* **Set problem**
Pull out every line from the listing that has the word "code".

* **Data for this exercise**

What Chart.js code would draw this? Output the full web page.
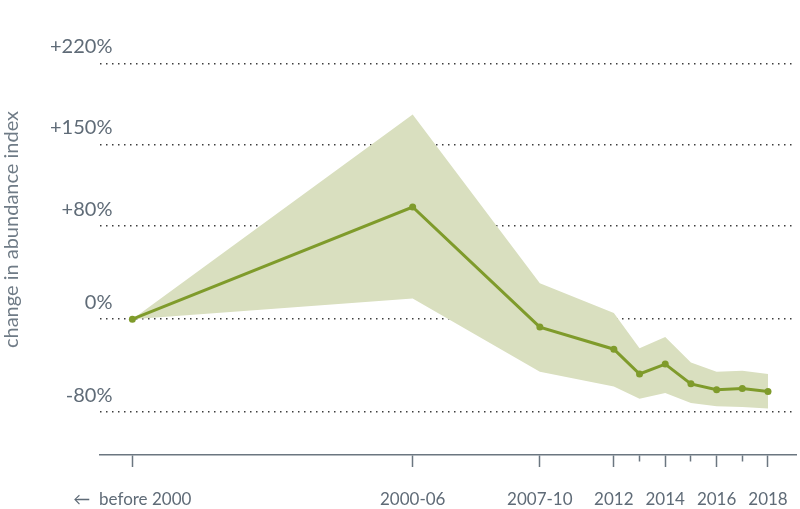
<!DOCTYPE html>
<html>
<head>
<meta charset="utf-8">
<script src="https://cdn.jsdelivr.net/npm/chart.js"></script>
<style>
  body { margin: 0; background: #fff; }
</style>
</head>
<body>
<canvas id="myChart" width="800" height="509"></canvas>
<script>
// positions on the time axis (years, first two are period centres)
const xPos = [1993.26, 2004.17, 2009.12, 2012, 2013, 2014, 2015, 2016, 2017, 2018];
const indexMid = [0, 96.5, -6.8, -25.8, -47.1, -38.6, -55.6, -60.7, -59.6, -62.1];
const indexUpper = [0, 176, 30.9, 5.4, -24.9, -15.3, -37.2, -45.1, -44.3, -47.1];
const indexLower = [0, 17.9, -45.1, -57.9, -68.4, -63.5, -72.1, -74.9, -75.5, -76.9];

const xTickVals = [1993.26, 2004.17, 2009.12, 2012, 2013, 2014, 2015, 2016, 2017, 2018];
const xTickLabels = ['\u2190  before 2000', '2000-06', '2007-10', '2012', '', '2014', '', '2016', '', '2018'];
const yTickVals = [-80, 0, 80, 150, 220];

const textColor = '#5f6b77';
const axisColor = '#6b7680';
const green = '#7f9b2b';
const band = '#d9dfbf';

const pts = ys => xPos.map((x, i) => ({x: x, y: ys[i]}));

const ctx = document.getElementById('myChart');

new Chart(ctx, {
  type: 'line',
  data: {
    datasets: [
      {
        label: 'lower',
        data: pts(indexLower),
        borderWidth: 0,
        pointRadius: 0,
        fill: false,
        order: 2,
      },
      {
        label: 'upper',
        data: pts(indexUpper),
        borderWidth: 0,
        pointRadius: 0,
        backgroundColor: band,
        fill: '-1',
        order: 2,
      },
      {
        label: 'change in abundance index',
        data: pts(indexMid),
        borderColor: green,
        borderWidth: 3,
        pointRadius: 3.5,
        pointBackgroundColor: green,
        pointBorderWidth: 0,
        fill: false,
        order: 1,
      },
    ],
  },
  options: {
    responsive: false,
    animation: false,
    plugins: {
      legend: {display: false},
      tooltip: {enabled: false},
    },
    layout: {padding: 0},
    scales: {
      x: {
        type: 'linear',
        min: 1992,
        max: 2019.09,
        afterBuildTicks: scale => {
          scale.ticks = xTickVals.map(v => ({value: v}));
        },
        afterFit: scale => {
          scale.height = 54;
          scale.paddingLeft = 0;
          scale.paddingRight = 0;
        },
        ticks: {
          autoSkip: false,
          maxRotation: 0,
          padding: 22,
          color: textColor,
          font: {family: 'Lato', size: 17},
          callback: (v, i) => xTickLabels[i],
        },
        grid: {
          drawOnChartArea: false,
          drawTicks: true,
          tickLength: 12,
          tickColor: axisColor,
          tickWidth: 1.5,
          tickBorderDash: c => (xTickLabels[c.index] === '' ? [6, 30] : []),
        },
        border: {display: true, color: axisColor, width: 1.5},
      },
      y: {
        min: -116.8,
        max: 271.1,
        afterBuildTicks: scale => {
          scale.ticks = yTickVals.map(v => ({value: v}));
        },
        afterFit: scale => {
          scale.width = 100;
          scale.paddingTop = 0;
          scale.paddingBottom = 0;
        },
        ticks: {
          mirror: true,
          crossAlign: 'far',
          padding: -50,
          labelOffset: -17,
          color: textColor,
          font: {family: 'Lato', size: 20},
          callback: v => (v > 0 ? '+' : '') + v + '%',
        },
        grid: {
          drawTicks: false,
          color: '#3d3d3d',
          lineWidth: 1.5,
        },
        border: {display: false, dash: [1.5, 4.5]},
        title: {
          display: true,
          text: 'change in abundance index',
          color: '#6f7b86',
          font: {family: 'Lato', size: 20},
          padding: 0,
        },
      },
    },
  },
});
</script>
</body>
</html>
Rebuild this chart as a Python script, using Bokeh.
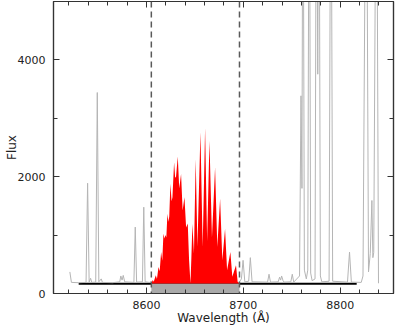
from bokeh.plotting import figure
from bokeh.models import (Range1d, FixedTicker, LinearAxis, Span,
                          CustomJSTickFormatter)
from bokeh.embed import file_html
from bokeh.resources import INLINE

# ---------------- data ----------------
GRAY_LEFT_WL = [8520.9, 8522.5, 8530.0, 8537.6, 8539.2, 8540.8, 8542.3, 8543.5,
                8547.6, 8549.2, 8550.8, 8553.3, 8554.5, 8565.0, 8572.4, 8573.5,
                8574.8, 8576.0, 8577.5, 8587.0, 8588.4, 8589.8, 8595.8, 8597.2,
                8598.6, 8603.0, 8605.0]
GRAY_LEFT_FLUX = [369, 190, 185, 190, 1888, 195, 260, 190,
                  195, 3441, 200, 250, 190, 185, 200, 300,
                  230, 310, 200, 190, 1137, 195, 200, 1478,
                  200, 190, 200]

GRAY_RIGHT_WL = [8696.0, 8698.0, 8699.7, 8701.5, 8705.5, 8707.2, 8709.0, 8725.0,
                 8726.5, 8728.0, 8736.0, 8737.4, 8738.5, 8739.5, 8741.0, 8742.0,
                 8749.0, 8750.5, 8752.0, 8758.0, 8759.5, 8760.5, 8761.5, 8763.0,
                 8765.0, 8766.5, 8768.0, 8769.5, 8771.0, 8774.0, 8775.5, 8776.8,
                 8778.0, 8779.5, 8781.0, 8788.5, 8790.4, 8792.2, 8807.5, 8809.6,
                 8811.5, 8821.7, 8823.5, 8826.9, 8829.2, 8831.0, 8832.7, 8833.7,
                 8834.6, 8837.4, 8839.5]
GRAY_RIGHT_FLUX = [200, 250, 568, 200, 210, 614, 200, 195,
                   330, 195, 200, 280, 230, 300, 220, 195,
                   200, 330, 195, 300, 3385, 1800, 9000, 400,
                   250, 400, 9000, 350, 220, 250, 9000, 3755,
                   9000, 300, 200, 210, 9000, 210, 195, 710,
                   195, 190, 300, 9000, 369, 683, 1593, 614,
                   700, 9000, 175]

RED_WL = [8605.0, 8606.5, 8607.5, 8609.6, 8610.8, 8612.4, 8613.6, 8615.1,
          8616.3, 8617.5, 8618.6, 8619.6, 8620.5, 8621.6, 8622.6, 8623.5,
          8624.7, 8625.9, 8626.8, 8628.5, 8629.6, 8630.5, 8632.3, 8633.8,
          8635.7, 8637.3, 8639.2, 8640.9, 8642.6, 8644.0, 8645.4, 8646.3,
          8647.4, 8649.0, 8650.8, 8652.6, 8655.7, 8658.0, 8660.5, 8662.6,
          8665.0, 8667.6, 8670.8, 8673.1, 8676.0, 8678.3, 8681.1, 8683.2,
          8686.6, 8688.6, 8692.4, 8694.1, 8696.0]
RED_FLUX = [170, 230, 200, 312, 250, 455, 380, 710,
            560, 1024, 940, 1000, 960, 1366, 1230, 1320,
            1878, 1580, 1650, 2247, 1980, 2000, 2344, 1800,
            2048, 1420, 1649, 1130, 1200, 560, 175, 600,
            1195, 683, 2304, 800, 2759, 800, 2833, 900,
            2617, 960, 2161, 800, 1621, 570, 1110, 400,
            710, 285, 483, 200, 170]

CONT_WL = [8530, 8817]
CONT_FLUX = [165, 165]
WINDOW = [8605, 8696]
CONT_LEVEL = 170

X_MAJOR = [8600, 8700, 8800]
X_MINOR = [8520, 8540, 8560, 8580, 8620, 8640, 8660, 8680,
           8720, 8740, 8760, 8780, 8820, 8840]
Y_MAJOR = [0, 2000, 4000]
Y_MINOR = [1000, 3000]

X_TITLE = "Wavelength (Å)"
Y_TITLE = "Flux"

# ---------------- figure ----------------
FONT = "DejaVu Sans"
AX_COLOR = "#333333"

p = figure(width=395, height=327, output_backend="svg", toolbar_location=None,
           x_range=Range1d(8504, 8855), y_range=Range1d(0, 5000),
           min_border_left=53, min_border_right=2, min_border_top=1,
           min_border_bottom=34, background_fill_color="white",
           border_fill_color="white")
p.styles = {"position": "absolute", "left": "0px", "top": "0px"}
p.grid.visible = False
p.outline_line_color = AX_COLOR
p.outline_line_width = 1.2

xt = FixedTicker(ticks=X_MAJOR, minor_ticks=X_MINOR)
yt = FixedTicker(ticks=Y_MAJOR, minor_ticks=Y_MINOR)


def style_axis(ax, labels=True):
    ax.axis_line_color = AX_COLOR
    ax.axis_line_width = 1.2
    ax.major_tick_line_color = AX_COLOR
    ax.minor_tick_line_color = AX_COLOR
    ax.major_tick_in = 6
    ax.major_tick_out = 0
    ax.minor_tick_in = 4
    ax.minor_tick_out = 0
    if labels:
        ax.major_label_text_font = FONT
        ax.major_label_text_font_size = "11px"
        ax.major_label_text_color = "#222222"
        ax.axis_label_text_font = FONT
        ax.axis_label_text_font_size = "12px"
        ax.axis_label_text_font_style = "normal"
        ax.axis_label_text_color = "#222222"
    else:
        ax.formatter = CustomJSTickFormatter(code="return ''")
        ax.major_label_standoff = 0


p.xaxis.ticker = xt
p.yaxis.ticker = yt
style_axis(p.xaxis[0])
style_axis(p.yaxis[0])
p.xaxis.axis_label = X_TITLE
p.yaxis.axis_label = Y_TITLE
p.xaxis.major_label_standoff = 7
p.xaxis.axis_label_standoff = -1
p.yaxis.major_label_standoff = 8
p.yaxis.axis_label_standoff = -4
p.yaxis.major_label_orientation = "horizontal"

top = LinearAxis(ticker=xt)
style_axis(top, labels=False)
p.add_layout(top, "above")
right = LinearAxis(ticker=yt)
style_axis(right, labels=False)
p.add_layout(right, "right")

# continuum line
p.line(CONT_WL, CONT_FLUX, line_color="black", line_width=2)

# grey band under the red window
p.varea(x=WINDOW, y1=[0, 0], y2=[CONT_LEVEL, CONT_LEVEL], fill_color="#aaaaaa")

# red filled spectrum in the window
p.varea(x=RED_WL, y1=CONT_LEVEL, y2=RED_FLUX, fill_color="#ff0000")

# grey spectrum outside the window
p.line(GRAY_LEFT_WL, GRAY_LEFT_FLUX, line_color="#b5b5b5", line_width=1)
p.line(GRAY_RIGHT_WL, GRAY_RIGHT_FLUX, line_color="#b5b5b5", line_width=1)

# dashed window limits
for w in WINDOW:
    p.add_layout(Span(location=w, dimension="height", line_color="#5a5a5a",
                      line_width=1.5, line_dash="6 4"))

open("out.html", "w").write(file_html(p, INLINE))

* **Written answer**
What Chart.js code would draw this? Output the full web page.
        ax.formatter = CustomJSTickFormatter(code="return ''")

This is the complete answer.